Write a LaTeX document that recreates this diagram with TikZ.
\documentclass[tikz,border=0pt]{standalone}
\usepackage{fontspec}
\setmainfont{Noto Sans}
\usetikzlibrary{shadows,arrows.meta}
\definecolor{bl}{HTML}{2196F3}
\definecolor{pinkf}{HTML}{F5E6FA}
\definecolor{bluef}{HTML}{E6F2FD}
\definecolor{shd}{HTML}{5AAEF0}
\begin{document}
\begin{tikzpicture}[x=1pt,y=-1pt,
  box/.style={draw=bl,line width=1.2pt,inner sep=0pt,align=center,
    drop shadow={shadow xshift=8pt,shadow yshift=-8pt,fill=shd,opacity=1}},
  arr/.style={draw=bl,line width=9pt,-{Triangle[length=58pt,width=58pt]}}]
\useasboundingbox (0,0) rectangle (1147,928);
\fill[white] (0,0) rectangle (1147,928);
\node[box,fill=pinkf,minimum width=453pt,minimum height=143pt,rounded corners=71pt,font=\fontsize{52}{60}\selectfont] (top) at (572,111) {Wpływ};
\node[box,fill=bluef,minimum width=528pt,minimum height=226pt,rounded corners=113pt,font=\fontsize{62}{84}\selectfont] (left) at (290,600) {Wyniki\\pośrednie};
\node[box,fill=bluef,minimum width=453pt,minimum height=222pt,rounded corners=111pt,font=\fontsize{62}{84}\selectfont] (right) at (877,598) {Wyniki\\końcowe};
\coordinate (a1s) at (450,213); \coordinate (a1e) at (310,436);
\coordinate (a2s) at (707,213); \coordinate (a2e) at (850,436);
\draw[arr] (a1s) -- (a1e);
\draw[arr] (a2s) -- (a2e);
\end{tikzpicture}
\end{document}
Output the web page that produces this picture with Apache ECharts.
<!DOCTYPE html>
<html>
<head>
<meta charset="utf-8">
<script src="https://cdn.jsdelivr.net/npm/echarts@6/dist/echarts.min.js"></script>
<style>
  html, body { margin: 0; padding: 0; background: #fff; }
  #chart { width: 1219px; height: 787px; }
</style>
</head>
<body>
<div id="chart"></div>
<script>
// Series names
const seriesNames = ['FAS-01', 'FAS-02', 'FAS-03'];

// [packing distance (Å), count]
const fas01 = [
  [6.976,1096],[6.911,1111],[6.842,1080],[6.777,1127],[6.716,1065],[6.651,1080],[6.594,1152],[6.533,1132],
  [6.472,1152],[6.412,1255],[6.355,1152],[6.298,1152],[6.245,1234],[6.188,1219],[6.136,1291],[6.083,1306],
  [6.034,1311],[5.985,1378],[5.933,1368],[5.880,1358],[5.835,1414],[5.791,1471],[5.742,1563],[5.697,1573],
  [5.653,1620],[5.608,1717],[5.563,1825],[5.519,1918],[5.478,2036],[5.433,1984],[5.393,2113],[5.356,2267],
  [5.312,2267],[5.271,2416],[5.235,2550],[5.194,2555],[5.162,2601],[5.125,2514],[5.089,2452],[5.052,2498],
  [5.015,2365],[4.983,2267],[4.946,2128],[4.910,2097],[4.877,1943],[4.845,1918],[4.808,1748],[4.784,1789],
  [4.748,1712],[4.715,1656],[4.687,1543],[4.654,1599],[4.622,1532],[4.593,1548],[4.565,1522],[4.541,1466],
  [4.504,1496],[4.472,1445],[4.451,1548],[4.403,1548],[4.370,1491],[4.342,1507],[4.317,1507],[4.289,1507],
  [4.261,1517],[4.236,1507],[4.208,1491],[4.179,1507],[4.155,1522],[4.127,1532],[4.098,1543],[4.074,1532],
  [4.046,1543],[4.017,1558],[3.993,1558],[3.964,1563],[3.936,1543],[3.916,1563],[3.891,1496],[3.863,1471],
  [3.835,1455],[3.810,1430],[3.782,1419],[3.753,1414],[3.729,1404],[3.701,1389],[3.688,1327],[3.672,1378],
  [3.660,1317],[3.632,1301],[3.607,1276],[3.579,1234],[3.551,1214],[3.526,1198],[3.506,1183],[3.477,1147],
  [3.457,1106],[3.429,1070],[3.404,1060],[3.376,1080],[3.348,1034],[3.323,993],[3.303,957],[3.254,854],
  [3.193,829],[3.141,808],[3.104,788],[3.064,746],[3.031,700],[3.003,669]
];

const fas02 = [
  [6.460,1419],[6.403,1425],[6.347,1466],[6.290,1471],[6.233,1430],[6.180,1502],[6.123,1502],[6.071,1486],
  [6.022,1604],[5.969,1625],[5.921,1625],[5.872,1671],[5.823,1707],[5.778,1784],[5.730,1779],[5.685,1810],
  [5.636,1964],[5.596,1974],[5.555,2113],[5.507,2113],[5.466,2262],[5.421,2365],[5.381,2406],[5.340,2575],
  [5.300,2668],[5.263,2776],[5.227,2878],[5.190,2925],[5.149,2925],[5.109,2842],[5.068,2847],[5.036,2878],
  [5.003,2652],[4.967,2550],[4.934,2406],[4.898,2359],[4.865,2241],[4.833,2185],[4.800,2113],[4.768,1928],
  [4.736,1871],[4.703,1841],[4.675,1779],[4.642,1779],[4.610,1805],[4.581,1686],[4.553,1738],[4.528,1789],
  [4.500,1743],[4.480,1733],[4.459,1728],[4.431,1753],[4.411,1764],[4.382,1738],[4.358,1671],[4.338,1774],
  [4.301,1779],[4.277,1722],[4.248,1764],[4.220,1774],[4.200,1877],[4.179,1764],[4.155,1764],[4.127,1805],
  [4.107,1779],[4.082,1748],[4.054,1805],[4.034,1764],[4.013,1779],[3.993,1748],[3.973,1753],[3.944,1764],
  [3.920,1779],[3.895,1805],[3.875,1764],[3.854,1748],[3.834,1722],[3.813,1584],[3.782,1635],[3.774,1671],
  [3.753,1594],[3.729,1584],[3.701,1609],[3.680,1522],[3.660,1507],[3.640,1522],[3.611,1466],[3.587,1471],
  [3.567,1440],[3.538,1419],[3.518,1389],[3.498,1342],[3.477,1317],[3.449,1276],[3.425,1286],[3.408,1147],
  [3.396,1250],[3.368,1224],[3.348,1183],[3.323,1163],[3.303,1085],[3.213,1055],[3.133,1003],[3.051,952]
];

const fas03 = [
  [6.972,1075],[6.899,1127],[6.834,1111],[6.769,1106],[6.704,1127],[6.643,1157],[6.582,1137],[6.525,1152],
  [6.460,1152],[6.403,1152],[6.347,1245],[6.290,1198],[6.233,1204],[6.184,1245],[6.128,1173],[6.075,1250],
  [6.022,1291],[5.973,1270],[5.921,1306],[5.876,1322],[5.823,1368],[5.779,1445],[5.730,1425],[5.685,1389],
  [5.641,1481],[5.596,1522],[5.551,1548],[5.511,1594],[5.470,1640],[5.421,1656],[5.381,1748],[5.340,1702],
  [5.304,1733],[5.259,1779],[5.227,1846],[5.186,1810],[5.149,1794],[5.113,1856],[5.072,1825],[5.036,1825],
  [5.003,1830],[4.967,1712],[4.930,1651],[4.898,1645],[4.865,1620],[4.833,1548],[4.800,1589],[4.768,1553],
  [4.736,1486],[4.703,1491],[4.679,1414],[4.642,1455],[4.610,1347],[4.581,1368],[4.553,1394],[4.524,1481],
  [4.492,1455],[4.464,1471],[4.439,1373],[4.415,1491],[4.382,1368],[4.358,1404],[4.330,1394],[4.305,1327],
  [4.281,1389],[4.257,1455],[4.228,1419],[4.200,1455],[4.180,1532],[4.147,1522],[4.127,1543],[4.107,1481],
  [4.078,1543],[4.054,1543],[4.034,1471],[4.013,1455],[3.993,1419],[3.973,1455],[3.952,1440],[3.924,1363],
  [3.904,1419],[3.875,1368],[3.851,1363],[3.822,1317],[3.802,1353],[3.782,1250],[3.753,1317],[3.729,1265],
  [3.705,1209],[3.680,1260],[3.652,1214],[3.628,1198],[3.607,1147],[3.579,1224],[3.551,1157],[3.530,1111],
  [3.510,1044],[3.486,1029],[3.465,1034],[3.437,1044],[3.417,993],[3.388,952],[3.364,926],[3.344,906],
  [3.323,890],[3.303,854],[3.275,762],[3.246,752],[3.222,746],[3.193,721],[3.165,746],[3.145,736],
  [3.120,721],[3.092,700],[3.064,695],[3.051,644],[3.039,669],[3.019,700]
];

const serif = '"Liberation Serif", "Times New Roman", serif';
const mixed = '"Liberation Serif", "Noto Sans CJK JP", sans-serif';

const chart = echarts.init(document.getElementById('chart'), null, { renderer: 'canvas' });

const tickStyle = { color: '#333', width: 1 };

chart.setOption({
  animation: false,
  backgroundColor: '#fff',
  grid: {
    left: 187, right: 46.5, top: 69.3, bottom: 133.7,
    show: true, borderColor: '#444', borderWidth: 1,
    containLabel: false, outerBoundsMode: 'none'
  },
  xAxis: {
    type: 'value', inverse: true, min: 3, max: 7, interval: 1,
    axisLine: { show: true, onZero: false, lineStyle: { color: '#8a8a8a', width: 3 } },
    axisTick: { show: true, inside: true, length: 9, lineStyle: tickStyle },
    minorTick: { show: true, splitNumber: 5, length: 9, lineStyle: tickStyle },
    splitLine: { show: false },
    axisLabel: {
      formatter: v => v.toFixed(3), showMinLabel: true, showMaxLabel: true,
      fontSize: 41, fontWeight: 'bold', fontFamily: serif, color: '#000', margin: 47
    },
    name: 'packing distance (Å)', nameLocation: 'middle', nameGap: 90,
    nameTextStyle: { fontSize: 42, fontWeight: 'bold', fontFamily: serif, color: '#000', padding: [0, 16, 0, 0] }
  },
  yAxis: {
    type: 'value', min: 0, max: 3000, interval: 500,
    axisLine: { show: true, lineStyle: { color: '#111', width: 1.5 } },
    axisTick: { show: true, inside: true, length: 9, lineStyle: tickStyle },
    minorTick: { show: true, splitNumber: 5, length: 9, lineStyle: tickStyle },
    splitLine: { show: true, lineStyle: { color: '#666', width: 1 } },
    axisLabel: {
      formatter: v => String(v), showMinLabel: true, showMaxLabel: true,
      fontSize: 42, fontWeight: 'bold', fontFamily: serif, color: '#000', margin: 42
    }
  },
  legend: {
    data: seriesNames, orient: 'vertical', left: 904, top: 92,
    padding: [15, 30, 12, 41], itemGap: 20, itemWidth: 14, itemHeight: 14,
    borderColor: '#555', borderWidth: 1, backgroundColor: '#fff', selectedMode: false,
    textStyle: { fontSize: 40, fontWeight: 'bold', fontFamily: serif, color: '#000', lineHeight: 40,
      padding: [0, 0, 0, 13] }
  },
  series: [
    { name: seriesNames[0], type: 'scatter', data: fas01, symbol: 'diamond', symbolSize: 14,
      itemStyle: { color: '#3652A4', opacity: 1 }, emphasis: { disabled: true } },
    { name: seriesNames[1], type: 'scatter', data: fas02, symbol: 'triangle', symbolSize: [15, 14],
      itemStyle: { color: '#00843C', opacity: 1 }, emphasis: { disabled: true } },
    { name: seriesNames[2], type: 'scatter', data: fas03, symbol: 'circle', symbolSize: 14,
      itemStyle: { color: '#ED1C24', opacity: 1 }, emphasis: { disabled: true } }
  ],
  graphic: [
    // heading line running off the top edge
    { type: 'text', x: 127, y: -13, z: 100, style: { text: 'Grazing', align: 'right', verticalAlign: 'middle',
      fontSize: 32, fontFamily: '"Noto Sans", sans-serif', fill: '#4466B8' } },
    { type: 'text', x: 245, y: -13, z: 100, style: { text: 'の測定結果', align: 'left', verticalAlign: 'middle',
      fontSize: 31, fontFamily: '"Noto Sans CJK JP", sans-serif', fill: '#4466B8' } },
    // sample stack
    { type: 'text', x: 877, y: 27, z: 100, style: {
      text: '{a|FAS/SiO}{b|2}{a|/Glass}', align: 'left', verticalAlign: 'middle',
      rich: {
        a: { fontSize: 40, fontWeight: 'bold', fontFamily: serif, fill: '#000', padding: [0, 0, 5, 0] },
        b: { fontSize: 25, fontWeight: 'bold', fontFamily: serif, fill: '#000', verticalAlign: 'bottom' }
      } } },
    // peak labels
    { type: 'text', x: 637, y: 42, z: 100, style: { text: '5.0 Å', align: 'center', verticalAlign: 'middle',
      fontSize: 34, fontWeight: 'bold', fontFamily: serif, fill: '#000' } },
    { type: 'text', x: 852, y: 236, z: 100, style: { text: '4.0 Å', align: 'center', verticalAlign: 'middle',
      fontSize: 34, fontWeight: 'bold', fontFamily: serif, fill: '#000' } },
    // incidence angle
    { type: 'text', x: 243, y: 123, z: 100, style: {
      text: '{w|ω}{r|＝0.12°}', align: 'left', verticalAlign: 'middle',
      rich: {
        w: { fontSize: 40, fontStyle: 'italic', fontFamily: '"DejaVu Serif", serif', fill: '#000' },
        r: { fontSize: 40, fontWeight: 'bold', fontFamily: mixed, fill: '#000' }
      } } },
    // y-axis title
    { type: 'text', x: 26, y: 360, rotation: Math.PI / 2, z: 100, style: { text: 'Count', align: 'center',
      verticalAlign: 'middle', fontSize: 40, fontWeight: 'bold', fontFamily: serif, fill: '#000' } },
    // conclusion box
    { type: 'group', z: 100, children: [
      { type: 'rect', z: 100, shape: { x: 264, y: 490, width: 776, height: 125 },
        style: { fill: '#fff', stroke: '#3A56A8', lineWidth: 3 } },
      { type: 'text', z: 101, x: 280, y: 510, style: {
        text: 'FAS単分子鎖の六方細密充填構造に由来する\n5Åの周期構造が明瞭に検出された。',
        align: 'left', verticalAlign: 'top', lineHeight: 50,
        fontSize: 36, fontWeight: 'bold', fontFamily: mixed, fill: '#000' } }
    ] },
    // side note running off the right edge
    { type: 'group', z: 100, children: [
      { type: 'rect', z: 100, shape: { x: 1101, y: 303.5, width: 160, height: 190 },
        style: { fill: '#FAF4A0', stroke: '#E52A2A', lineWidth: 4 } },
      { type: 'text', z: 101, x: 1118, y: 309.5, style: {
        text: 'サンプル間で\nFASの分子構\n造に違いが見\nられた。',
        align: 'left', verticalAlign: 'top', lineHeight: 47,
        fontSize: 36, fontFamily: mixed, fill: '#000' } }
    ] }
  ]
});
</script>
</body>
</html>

▶ [Exercise directions]
Within the listing above, give again exactly every line from the line with "Output the web" through the line with "const seriesNames = ['FAS-01', 'FAS-02', 'FAS-03'];", both included, and no other line.

▶ [Result of the task]
Output the web page that produces this picture with Apache ECharts.
<!DOCTYPE html>
<html>
<head>
<meta charset="utf-8">
<script src="https://cdn.jsdelivr.net/npm/echarts@6/dist/echarts.min.js"></script>
<style>
  html, body { margin: 0; padding: 0; background: #fff; }
  #chart { width: 1219px; height: 787px; }
</style>
</head>
<body>
<div id="chart"></div>
<script>
// Series names
const seriesNames = ['FAS-01', 'FAS-02', 'FAS-03'];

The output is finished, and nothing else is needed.